Stochastic calculus, Fall 2015

Course Details and Syllabus

Source materials

See the Resources page.


Detailed course outline

The course is a sequence of modules which take from one to three weeks. Material may be cut, or added (less likely) depending on time constraints.

  1. Discrete time Gaussian processes. Review of multivariate normals and the role of linear algebra and matrix computation. Linear Gaussian recurrence relations, stability, and limiting distributions. Paths as multivariate normals. Filtering and prediction using matrix Ricatti equations. Maximum likelihood parameter identification.
  2. Discrete Markov chains, path space, transtion probabilities, evolution of probability, value functions, backward and forward equations. The path space formalism of stochastic processes in the discrete case: probabilities in path space, conditional expectation with partial information, set algebras and filtrations representing partial information, the tower property, progressively measurable functions. Various random walks as examples.
  3. Brownian motion. Continuous paths in continuous time. Convergence of discrete time processes to Brownian motion. Independent increments property, scaling of increments. Gaussian transition probabilities and the semi-group property. Relationship to the heat equation. Heat equation methods for hitting probabilities and hitting times, the method of images, probability flux.
  4. The Ito calculus for Brownian motion. The Ito integral, convergence of Riemann sums for non-anticipating integrands. Ito's lemma for functions of Brownian motion. Relationship to the heat equation. Heat equation methods for hitting probabilities and hitting times, the method of images, probability flux. Geometric Brownian motion.
  5. General Ito and diffusion processes. Infinitesimal mean and variance, quadratic variation. Modeling with stochastic differential equations. Weak solutions, and solutions as functions of Brownian motion (strong solutions). Ito integral and Ito's lemma for general processes. Computer simulation of diffusion processes. Martingales and functions of martingales.
  6. Partial differential equations and diffusion processes. Derivation of backward and forward equations, Feynman Kac. Qualitative properties of solutions, well posedness, positivity, bounds, regularity. Finite difference methods for approximate solution. Special exponential ansatz solutions.
  7. Change of measure, Girsanov theory. Radon Nikodym and likelihood ratio function representation of one measure in terms of another.

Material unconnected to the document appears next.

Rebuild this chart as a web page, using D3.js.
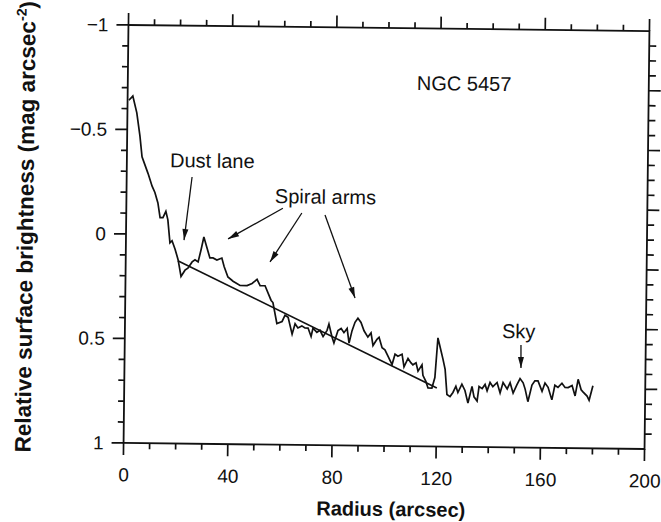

Girsanov formula for changing drift. Applications in finance and Monte Carlo.

Academic integrity (cheating)

Please the NYU academic integrity policy. All those rules apply to this class. Unless explicitly stated in writing on the assignment, all homework in this class is individual. Students may not hand in work they have copied from another source. Students are forbidden to allow their homework to be copied for the purpose of cheating. If assignments from different students have similarities that show one was copied from the other, both students will be penalized. This applies to written work and coding.

The instructor (I) will try to create an environment that does not encourage academic integrity violations. I will ensure that the work load is managable by an individual student working independently. I will work with the grader and TA to identify violations. This will minimize the benefit of cheating and ensure that those who don't cheat are not at a disadvantage. I will listen to anyone's thoughts or complaints on this issue. Please let me know if the work load is unmanageable or if you suspect others of cheating.